What does democracy look like?
Joel Wendland-Liu
The reflection of the U.S. Capitol building on an ambulance's door in Washington D.C., United States, December 28, 2018. /Xinhua

The reflection of the U.S. Capitol building on an ambulance's door in Washington D.C., United States, December 28, 2018. /Xinhua

Editor's note: Joel Wendland-Liu is an associate professor of the Integrative, Religious and Intercultural Studies Department at Grand Valley State University in the U.S. The article reflects the author's opinions, and not necessarily the views of CGTN.

Western societies idealize democracy. We have created an illusion that it is the most advanced political system in which people elect representatives and participate fully in civil society. In this idealized state, people supposedly achieve greater social good through voting, civic participation, and giving "voice" to their needs. Once people make a case for change, voices heard, and opinions expressed in civil discourse, society theoretically modifies, adjusts, and incorporates new changes.

In this idealized state, society no longer needs violence or conflict. When groups or classes resort to struggle or conflict, they are earmarked as dangerous. They are dismissed or excluded from civil discourse about social change.

Such is the idealized state. Reality is quite different. In truth, democracy in the United States is confined to the already-powerful, the minority of extremely wealthy people and the dominant racial group. Most eligible Americans vote only occasionally. Most people are cynical about both the government and the impact of civic participation. Few people have the millions of dollars required to influence the political process under the current rules.

This cynicism is fostered by and helps the most powerful. The wealthiest groups maintain their power to use the state to enact their political, economic, and social agendas. This democracy for the few has been a disaster. Over the past 70 years, each decade, the U.S. has started at least one, sometimes more than one, major military conflict.

Wars have been fought under the guise of democracy, but in truth, they sought control of markets, geopolitical power, corporate profits, or control of natural resources. In addition, dozens of manufactured interventions globally have established U.S. backed or controlled dictatorships and undemocratic regimes.

These decisions have cost at minimum 10 million lives. Additionally, those choices have cost the U.S. government trillions of dollars in resources and vast amounts of goodwill. Democracy for the minority means that this week the U.S. Congress will pass a military budget of 740 billion U.S. dollars with almost no criticism of the waste and irresponsibility of such spending.

Protest banners in front of the U.S. Capitol building during a rally against money politics in Washington, DC, the United States, April 17, 2016. /Xinhua

Protest banners in front of the U.S. Capitol building during a rally against money politics in Washington, DC, the United States, April 17, 2016. /Xinhua

Democracy for the minority of the wealthiest and already most powerful has also substantially transformed U.S. society. Seventy years ago, the U.S. used a progressive tax on wealth to build a low-cost, world-class university system, sent people to the moon, built a network of highways, bridges, and tunnels. Today, it struggles to pay for real peoples' needs. Instead, militarized police forces and an expensive military bureaucracy dominate our lives.

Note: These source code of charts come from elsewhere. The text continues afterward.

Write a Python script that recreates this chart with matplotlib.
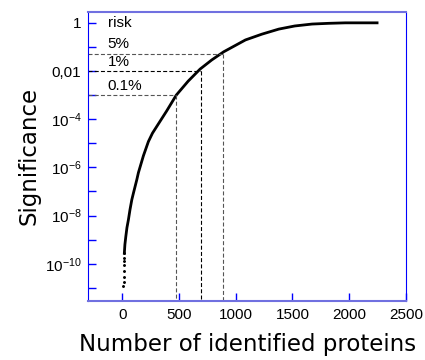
import numpy as np
import matplotlib.pyplot as plt

plt.rcParams['font.family'] = ['Liberation Sans', 'DejaVu Sans']
plt.rcParams['mathtext.fontset'] = 'custom'
plt.rcParams['mathtext.rm'] = 'Liberation Sans'

# sparse points at the low end of the curve (drawn as dots)
dots_x = [9, 10, 11, 12, 12, 13, 15, 17]
dots_exp = [-10.94, -10.75, -10.53, -10.30, -10.04, -9.90, -9.75, -9.56]

# dense part of the curve (drawn as a line)
curve_x = [17, 22, 30, 40, 53, 67, 83, 97, 127, 141, 185, 229, 265, 303, 390, 475,
           580, 685, 788, 894, 1085, 1230, 1379, 1520, 1673, 1820, 1966, 2100, 2246]
curve_exp = [-9.56, -9.20, -8.87, -8.50, -8.17, -7.75, -7.34, -7.07, -6.51, -6.22,
             -5.52, -4.93, -4.58, -4.30, -3.66, -3.00, -2.42, -1.92, -1.54, -1.20,
             -0.71, -0.47, -0.26, -0.13, -0.05, -0.02, 0.0, 0.0, 0.0]

# risk thresholds and number of proteins where the curve crosses them
risk_labels = ['5%', '1%', '0.1%']
risk_levels = [0.05, 0.01, 0.001]
risk_x = [891, 691, 474]
risk_colors = ['#555555', 'black', '#555555']

ytick_exp = np.arange(0, -12, -1)
ytick_labels = ['1', '', '0,01', '', r'$\mathregular{10^{-4}}$', '',
                r'$\mathregular{10^{-6}}$', '', r'$\mathregular{10^{-8}}$', '',
                r'$\mathregular{10^{-10}}$', '']
xticks = [0, 500, 1000, 1500, 2000, 2500]

fig = plt.figure(figsize=(4.25, 3.6), dpi=100)
ax = fig.add_axes([0.208, 0.165, 0.747, 0.803])

ax.plot(dots_x, 10.0 ** np.array(dots_exp), 'k.', markersize=2.2)
ax.plot(curve_x, 10.0 ** np.array(curve_exp), color='black', linewidth=2)

for lvl, xx, col in zip(risk_levels, risk_x, risk_colors):
    ax.plot([-300, xx], [lvl, lvl], color=col, lw=0.8, ls=(0, (3.6, 2)))
    ax.plot([xx, xx], [lvl, 10 ** -11.53], color=col, lw=0.8, ls=(0, (3.6, 2)))

ax.text(-130, 1.0, 'risk', fontsize=11, va='center')
ax.text(-130, 0.13, risk_labels[0], fontsize=11, va='center')
ax.text(-130, 0.023, risk_labels[1], fontsize=11, va='center')
ax.text(-130, 0.0023, risk_labels[2], fontsize=11, va='center')

ax.set_yscale('log')
ax.set_xlim(-300, 2500)
ax.set_ylim(10 ** -11.53, 10 ** 0.47)
ax.set_yticks(10.0 ** ytick_exp)
ax.set_yticklabels(ytick_labels)
ax.yaxis.set_minor_locator(plt.NullLocator())
ax.set_xticks(xticks)

ax.tick_params(direction='in', length=6, width=1, color='blue', labelsize=11, pad=5)
for side in ['left', 'right']:
    ax.spines[side].set_color('blue')
for side in ['top', 'bottom']:
    ax.spines[side].set_color('#7070e0')
    ax.spines[side].set_linewidth(1.5)

ax.set_xlabel('Number of identified proteins', fontsize=16.5, family='DejaVu Sans', labelpad=8)
ax.set_ylabel('Significance', fontsize=16.5, family='DejaVu Sans', labelpad=3)

fig.savefig('out.png', dpi=100)
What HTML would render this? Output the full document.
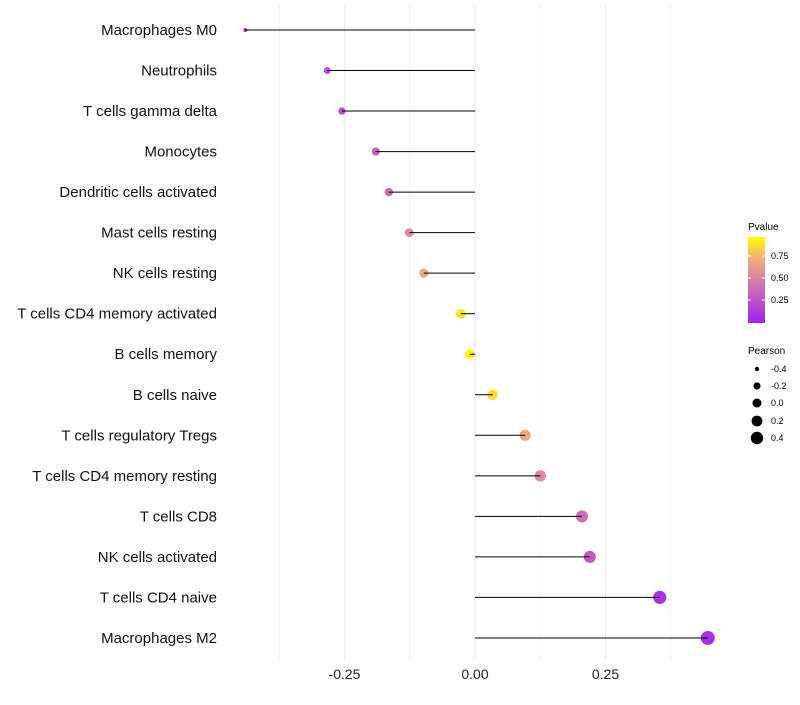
<!DOCTYPE html>
<html><head><meta charset="utf-8"><style>
body{margin:0;background:#fff;font-family:"Liberation Sans",sans-serif}
</style></head><body>
<svg id="c" width="800" height="700" xmlns="http://www.w3.org/2000/svg">
<defs><linearGradient id="pg" x1="0" y1="1" x2="0" y2="0">
<stop offset="0" stop-color="#A020F0"/><stop offset="0.5" stop-color="#D880A8"/><stop offset="0.75" stop-color="#F2B07A"/><stop offset="1" stop-color="#FFFF00"/></linearGradient></defs>
<g id="grid"></g><g id="dots"></g><g id="marks"></g><g id="labels"></g>
<g font-size="9" fill="#000">
<text x="748" y="230" font-size="10">Pvalue</text>
<rect x="748" y="237" width="17" height="86" fill="url(#pg)"/>
<line x1="748" y1="256" x2="751" y2="256" stroke="#fff"/><line x1="762" y1="256" x2="765" y2="256" stroke="#fff"/>
<line x1="748" y1="278" x2="751" y2="278" stroke="#fff"/><line x1="762" y1="278" x2="765" y2="278" stroke="#fff"/>
<line x1="748" y1="300" x2="751" y2="300" stroke="#fff"/><line x1="762" y1="300" x2="765" y2="300" stroke="#fff"/>
<text x="771" y="259">0.75</text><text x="771" y="281">0.50</text><text x="771" y="303">0.25</text>
</g>
<g font-size="9">
<text x="748" y="354" font-size="10">Pearson</text>
<circle cx="757" cy="369" r="2.2"/><text x="771" y="372">-0.4</text>
<circle cx="757" cy="386" r="3.6"/><text x="771" y="389">-0.2</text>
<circle cx="757" cy="403" r="4.5"/><text x="771" y="406">0.0</text>
<circle cx="757" cy="421" r="5.4"/><text x="771" y="424">0.2</text>
<circle cx="757" cy="438" r="6.2"/><text x="771" y="441">0.4</text>
</g>
</svg>
<script>
const categories=["Macrophages M0","Neutrophils","T cells gamma delta","Monocytes","Dendritic cells activated","Mast cells resting","NK cells resting","T cells CD4 memory activated","B cells memory","B cells naive","T cells regulatory  Tregs ","T cells CD4 memory resting","T cells CD8","NK cells activated","T cells CD4 naive","Macrophages M2"];
const pearson=[-0.44,-0.283,-0.255,-0.19,-0.165,-0.126,-0.098,-0.027,-0.01,0.034,0.096,0.125,0.205,0.22,0.354,0.446];
const pvalue=[0.05,0.2,0.25,0.35,0.4,0.55,0.7,0.92,0.97,0.9,0.7,0.55,0.4,0.3,0.1,0.08];
const xTicks=[-0.25,0,0.25];
const xTickLabels=["-0.25","0.00","0.25"];
const NS="http://www.w3.org/2000/svg";
const x=v=>475+v*522;
const y=i=>30+i*40.53;
const r=v=>Math.sqrt(4+(v+0.44)*50);
function lerp(a,b,t){return a.map((c,k)=>Math.round(c+(b[k]-c)*t));}
const stops=[[0,[160,32,240]],[0.5,[216,128,168]],[0.75,[242,176,122]],[1,[255,255,0]]];
function col(p){for(let k=1;k<stops.length;k++){if(p<=stops[k][0]){const t=(p-stops[k-1][0])/(stops[k][0]-stops[k-1][0]);return "rgb("+lerp(stops[k-1][1],stops[k][1],t).join(",")+")";}}return "rgb(255,255,0)";}
function mk(tag,at,parent){const e=document.createElementNS(NS,tag);for(const k in at)e.setAttribute(k,at[k]);document.getElementById(parent).appendChild(e);return e;}
for(let v=-0.375;v<=0.4;v+=0.125){const l=mk("line",{x1:x(v),x2:x(v),y1:5,y2:660,stroke:"#ebebeb","stroke-width":Math.abs((v/0.125)%2)===1?0.6:1.1},"grid");

}
xTicks.forEach((v,i)=>{const t=mk("text",{x:x(v),y:679,"text-anchor":"middle","font-size":"14",fill:"#222"},"labels");t.textContent=xTickLabels[i];

});
categories.forEach((c,i)=>{
const t=mk("text",{x:217,y:y(i)+5,"text-anchor":"end","font-size":"15",fill:"#111"},"labels");t.textContent=c;


const d=mk("circle",{cx:x(pearson[i]),cy:y(i),r:r(pearson[i]),fill:col(pvalue[i])},"dots");


const l=mk("line",{x1:x(0),x2:x(pearson[i]),y1:y(i),y2:y(i),stroke:"#000","stroke-width":1},"marks");


});
</script>
</body></html>
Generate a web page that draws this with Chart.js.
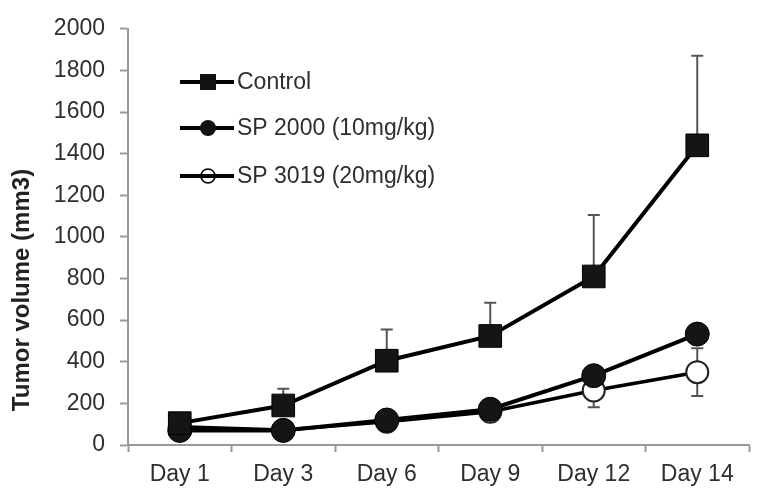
<!DOCTYPE html>
<html><head><meta charset="utf-8">
<script src="https://cdn.jsdelivr.net/npm/chart.js@4"></script>
<style>html,body{margin:0;padding:0;overflow:hidden;background:#fff}#wrap{width:766px;height:491px}</style>
</head><body><div id="wrap"><canvas id="c" width="766" height="491"></canvas></div>
<script>
const categories = ['Day 1','Day 3','Day 6','Day 9','Day 12','Day 14'];
const controlValues = [105, 190, 405, 524, 810, 1440];
const controlErrUp = [0, 80, 150, 160, 295, 430];
const sp2000Values = [70, 70, 120, 172, 333, 533];
const sp3019Values = [88, 72, 112, 160, 262, 350];
const sp3019Err = [0, 0, 0, 0, 80, 115];
const seriesNames = ['Control', 'SP 2000 (10mg/kg)', 'SP 3019 (20mg/kg)'];
const yTicks = [0,200,400,600,800,1000,1200,1400,1600,1800,2000];
const yTitle = 'Tumor volume (mm3)';

const FONT = 'Liberation Sans, Arial, sans-serif';
const TXT = '#2e2e2e';

const errorBars = {
  id: 'errorBars',
  beforeDatasetsDraw(chart) {
    const ctx = chart.ctx, x = chart.scales.x, y = chart.scales.y;
    ctx.save();
    ctx.strokeStyle = '#555';
    ctx.lineWidth = 2;
    const draw = (vals, up, down) => {
      vals.forEach((v, i) => {
        const px = x.getPixelForValue(i);
        const segs = [];
        if (up[i] > 0) segs.push(v + up[i]);
        if (down && down[i] > 0) segs.push(v - down[i]);
        segs.forEach(end => {
          const p0 = y.getPixelForValue(v), p1 = y.getPixelForValue(end);
          ctx.beginPath(); ctx.moveTo(px, p0); ctx.lineTo(px, p1);
          ctx.moveTo(px - 6, p1); ctx.lineTo(px + 6, p1); ctx.stroke();
        });
      });
    };
    draw(controlValues, controlErrUp, null);
    draw(sp3019Values, sp3019Err, sp3019Err);
    ctx.restore();
  }
};

const legendPlugin = {
  id: 'customLegend',
  afterDraw(chart) {
    const ctx = chart.ctx;
    const rows = [82, 128, 176];
    ctx.save();
    ctx.font = '23px ' + FONT;
    ctx.textBaseline = 'middle';
    rows.forEach((ry, i) => {
      ctx.strokeStyle = '#000'; ctx.lineWidth = 4;
      ctx.beginPath(); ctx.moveTo(180, ry); ctx.lineTo(234, ry); ctx.stroke();
      ctx.beginPath();
      if (i === 0) {
        ctx.fillStyle = '#111'; ctx.fillRect(200, ry - 8, 16, 16);
      } else if (i === 1) {
        ctx.fillStyle = '#111'; ctx.arc(208, ry, 8, 0, Math.PI * 2); ctx.fill();
      } else {
        ctx.fillStyle = '#fff'; ctx.lineWidth = 1.5; ctx.arc(208, ry, 7, 0, Math.PI * 2); ctx.fill(); ctx.stroke();
        ctx.beginPath(); ctx.lineWidth = 4; ctx.moveTo(180, ry); ctx.lineTo(234, ry); ctx.stroke();
      }
      ctx.fillStyle = TXT;
      ctx.fillText(seriesNames[i], 237, ry + 1);
    });
    // y-axis title
    ctx.translate(22, 290);
    ctx.rotate(-Math.PI / 2);
    ctx.font = 'bold 24px ' + FONT;
    ctx.fillStyle = '#222';
    ctx.textAlign = 'center';
    ctx.textBaseline = 'middle';
    ctx.fillText(yTitle, 0, 0);
    ctx.restore();
  }
};

new Chart(document.getElementById('c'), {
  type: 'line',
  data: {
    labels: categories,
    datasets: [
      { label: seriesNames[0], data: controlValues, borderColor: '#000', borderWidth: 4,
        pointStyle: 'rect', pointRadius: 16, pointBackgroundColor: '#151515', pointBorderColor: '#000', pointBorderWidth: 1 },
      { label: seriesNames[1], data: sp2000Values, borderColor: '#000', borderWidth: 4,
        pointStyle: 'circle', pointRadius: 12, pointBackgroundColor: '#151515', pointBorderColor: '#000', pointBorderWidth: 1 },
      { label: seriesNames[2], data: sp3019Values, borderColor: '#000', borderWidth: 3.5,
        pointStyle: 'circle', pointRadius: 11, pointBackgroundColor: '#fff', pointBorderColor: '#222', pointBorderWidth: 2 }
    ]
  },
  options: {
    responsive: false, animation: false,
    layout: { padding: { left: 0, right: 0, top: 25, bottom: 0 } },
    plugins: { legend: { display: false }, tooltip: { enabled: false } },
    scales: {
      x: {
        offset: true,
        grid: { display: true, drawOnChartArea: false, offset: true, tickLength: 7, tickColor: '#999', tickWidth: 2 },
        border: { color: '#999', width: 2 },
        ticks: { color: TXT, font: { family: FONT, size: 23 }, padding: 9 },
        afterFit(s) { s.height = 46; }
      },
      y: {
        min: 0, max: 2000,
        afterBuildTicks(s) { s.ticks = yTicks.map(v => ({ value: v })); },
        grid: { display: true, drawOnChartArea: false, tickLength: 8, tickColor: '#999', tickWidth: 2 },
        border: { color: '#999', width: 2 },
        ticks: { color: TXT, font: { family: FONT, size: 23 }, padding: 15, callback: v => String(v) },
        title: { display: false },
        afterFit(s) { s.width = 128; }
      }
    }
  },
  plugins: [errorBars, legendPlugin]
});
</script>
</body></html>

Democracy for the minority means that state governments typically use the lion share of resources for prisons, police, and court systems, while public schools struggle to stay open and public transportation systems disintegrate.

Democracy for the wealthy minority means that lobbyists for health insurance and medical corporations consistently block a streamlined universal healthcare system. Tens of millions of Americans are excluded from health coverage, or pay massive costs for prescription drugs and medical procedures, even during a pandemic that has killed almost 130,000 American people.

The CEO of Gilead Sciences, which is developing an antiviral treatment for COVID-19, recently announced that his company's drug, developed with public resources, will cost 3,000 U.S. dollars.

Democracy for the minority has seen explosive growth since the 1970s of racist police and criminal justice systems. These systems brutalize and disproportionately imprison millions of African Americans and Latin American people. In a country with less than 5 percent of the world's population, we have the world's highest rate of imprisonment, far surpassing countries that the U.S. government regularly demonizes as undemocratic. About 7 million Americans are in prison or are under court-ordered surveillance through parole or probation.

Further, control of the democratic process by the wealthiest minority has created a criminal justice system dictated by privately-owned corporations that have a profit motive for expanding the number of arrested, convicted, and imprisoned people.

Democracy for the minority means that state and local governments, rather than fund high-quality public education, use up their limited resources to pay private security companies to train police to adopt a racist "warrior mentality" to confront and control non-white populations.

Democracy for the wealthy few means that one man was able to use his fortune to gain control of the machinery of the U.S. state, to manipulate his power to enrich his family and businesses, promote an agenda of a "white power" and authoritarianism, and consistently lie to the American people.

The May and June uprising against racist police brutality that began in Minneapolis in protest of the murder of George Floyd has become a struggle against cynicism. It has become both a struggle against Trump's abuse of power and a fight to overcome democracy for the wealthy few. The uprising has become a struggle to reshape power relations, wrest control of resources from the dominant minority, and redirect the state's machinery to serve the needs of the majority of the people.